Alison Abbott reviews the latest autobiography of Carl Djerassi, father of the Pill.
Chemist Carl Djerassi published his first full-length autobiography just before his 70th birthday. Now, just weeks after his 91st, he delivers his second. Remarkably, In Retrospect does have new things to say.
Clive Limpkin/Daily Mail/REX
Carl Djerassi moved from chemistry to fiction-writing.
At an age when most scientists retire, Djerassi launched a second career as a novelist and playwright. And in the preface, he announces that In Retrospect is largely an “autopsychoanalysis”, searching within his fiction for an understanding of his true self and motivations. The book is, however, much more wide-ranging and outward-looking than that implies, although Djerassi's powerful ego is ever-present — sometimes irritatingly, but often endearingly.
Djerassi was born in Vienna to secular Jewish doctors who divorced, then remarried after Austria was annexed by Nazi Germany, so that Carl and his mother could escape to his father's native Bulgaria. From there, mother and son emigrated to the United States, where Djerassi learnt English and studied ferociously. In 1949, he joined the labs of the pharmaceutical company Syntex in Mexico City, where he led the research team that synthesized the first orally active steroid contraceptive compound, norethindrone. In 1959, he became a member of the chemistry faculty at Stanford University in California; he consolidated his reputation as a front-line chemist over three decades. Then he shifted his academic attention to outreach, before becoming a professor emeritus in 2002.
Djerassi became enormously wealthy thanks to the soaring value of the Syntex stock acquired when he worked at the company, and he took up art (and house) collecting. Emotionally, his life was turbulent: he married three times, and had to face the tragedy of his daughter's suicide in 1978. His marvellous first autobiography, The Pill, Pygmy Chimps and Degas' Horse (Basic, 1992), covers this era in his life. In Retrospect goes over some of the same ground, using the prism of his other writings — rediscovering his Jewish identity through fictional characters in his books and plays, for example.
It also airs a few grievances, particularly that the Stanford University chemistry faculty did not give him a leaving party when he retired — an omission that raised eyebrows in academic circles even at the time.
Furthermore, the book attempts to settle who did what, and when, regarding the development of the Pill. Scientific priority is an important issue for Djerassi. He details the frequently overlooked work of Austrian physiologist Ludwig Haberlandt, whom he credits with being the first to understand that progesterone-related steroids could act as contraceptives.
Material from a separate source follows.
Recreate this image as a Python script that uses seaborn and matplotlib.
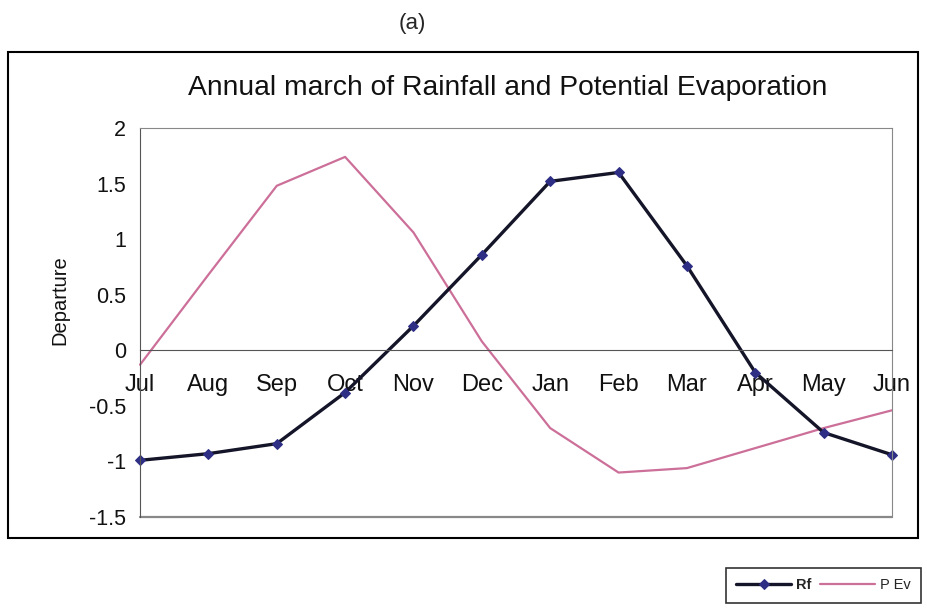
import matplotlib
matplotlib.use("Agg")
import matplotlib.pyplot as plt
import matplotlib.patches as patches
import pandas as pd
import seaborn as sns

# values
months = ['Jul', 'Aug', 'Sep', 'Oct', 'Nov', 'Dec',
          'Jan', 'Feb', 'Mar', 'Apr', 'May', 'Jun']
rf = [-0.99, -0.93, -0.84, -0.38, 0.22, 0.86, 1.52, 1.60, 0.76, -0.20, -0.74, -0.94]
pev = [-0.13, 0.68, 1.48, 1.74, 1.06, 0.08, -0.70, -1.10, -1.06, -0.88, -0.70, -0.54]
y_ticks = [2, 1.5, 1, 0.5, 0, -0.5, -1, -1.5]
y_tick_labels = ['2', '1.5', '1', '0.5', '0', '-0.5', '-1', '-1.5']

df = pd.DataFrame({'pos': range(len(months)), 'month': months, 'Rf': rf, 'P Ev': pev})

sns.set_style("white")
plt.rcParams['font.family'] = ['Liberation Sans', 'DejaVu Sans']

fig = plt.figure(figsize=(9.28, 6.13), dpi=100)
ax = fig.add_axes([0.1509, 0.1566, 0.8103, 0.6346])

sns.lineplot(x='pos', y='P Ev', data=df, ax=ax, color='#cc6f99', linewidth=1.6,
             label='P Ev', clip_on=False)
sns.lineplot(x='pos', y='Rf', data=df, ax=ax, color='#15152a', linewidth=2.4,
             marker='D', markersize=5.5, markerfacecolor='#2e2e85',
             markeredgecolor='#2e2e85', label='Rf', clip_on=False)

# x axis sits on the zero line (set before the ticks, it resets them)
ax.spines['bottom'].set_position(('data', 0))

ax.set_xlim(0, len(months) - 1)
ax.set_ylim(-1.5, 2)
ax.set_xticks(df['pos'])
ax.set_xticklabels(months)
ax.set_yticks(y_ticks)
ax.set_yticklabels(y_tick_labels)
ax.set_xlabel('')
ax.set_ylabel('')

ax.spines['bottom'].set_color('#555555')
ax.spines['left'].set_color('#555555')
for s in ['top', 'right']:
    ax.spines[s].set_color('#888888')
ax.axhline(-1.5, color='#888888', linewidth=1.6, clip_on=False)
ax.tick_params(axis='x', direction='out', length=5, pad=12, color='#555555',
               labelsize=17, labelcolor='#111111')
ax.tick_params(axis='y', direction='out', length=5, pad=5, color='#555555',
               labelsize=15.5, labelcolor='#111111')
ax.get_legend().remove()

fig.text(0.547, 0.856, 'Annual march of Rainfall and Potential Evaporation',
         ha='center', va='center', fontsize=20.3, color='#111111')
fig.text(0.444, 0.962, '(a)', ha='center', va='center', fontsize=16)
fig.text(0.065, 0.51, 'Departure', ha='center', va='center', rotation=90,
         fontsize=14.5, color='#111111')

# outer chart frame
fig.patches.append(patches.Rectangle((0.0086, 0.1223), 0.9806, 0.7928,
                                     transform=fig.transFigure, fill=False,
                                     edgecolor='black', linewidth=1.5))

handles, labels = ax.get_legend_handles_labels()
order = [labels.index('Rf'), labels.index('P Ev')]
leg = fig.legend([handles[i] for i in order], [labels[i] for i in order],
                 loc='lower right', bbox_to_anchor=(1.0, 0.005), ncol=2,
                 fontsize=10.5, frameon=True, fancybox=False, edgecolor='black',
                 handlelength=3.8, columnspacing=0.6, handletextpad=0.3,
                 borderpad=0.7)
leg.get_frame().set_linewidth(1.2)
leg.get_texts()[0].set_fontweight('bold')

fig.savefig('out.png', dpi=100)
In the 1920s, Haberlandt showed that the corpus luteum, a progesterone-rich structure that develops around the egg during the menstrual cycle, had contraceptive properties, and he tried to persuade the pharmaceutical industry to develop a contraceptive for humans. Haberlandt committed suicide at 47 in 1932, apparently in despair at the hostility that greeted his ideas.
Syntex filed its patent on norethindrone in 1951. More than a year later, another company, Searle, filed a patent on the similar compound norethynodrel — a steroid that is converted to norethindrone in the body. Neither company at first thought of marketing the compounds as contraceptives, fearing that public acceptance would be too low for profitability. Both got marketing approval from the US Food and Drug Administration for their use in menstrual disorders and other indications in 1957. Soon after, both decided to forge ahead with contraception. But Syntex lost two years in that race because its clinical-trials partner Parke-Davis, fearing a possible religious backlash, suddenly pulled out — so Searle's product was first on the market.
Djerassi quotes his own literary works at length. Four of his five novels form his “science in fiction” series, the most well-known being Cantor's Dilemma (Penguin, 1989), a saucy tale about a scientific race marred by misconduct. It is used in some university scientific-ethics courses. His nine plays include Immaculate Misconception, which addresses the dilemmas and possibilities of a method of in vitro fertilization called ICSI. Another, Oxygen, co-authored with Nobel laureate and fellow chemist Roald Hoffmann, creates a retrospective Nobel committee to deliberate on who should win a prize for the discovery of oxygen. In In Retrospect, Djerassi defends the much-criticized didacticism that characterizes these works.
Djerassi's multifaceted life has been intense, high-octane and successful. The vigour of his prose suggests how much he has enjoyed it.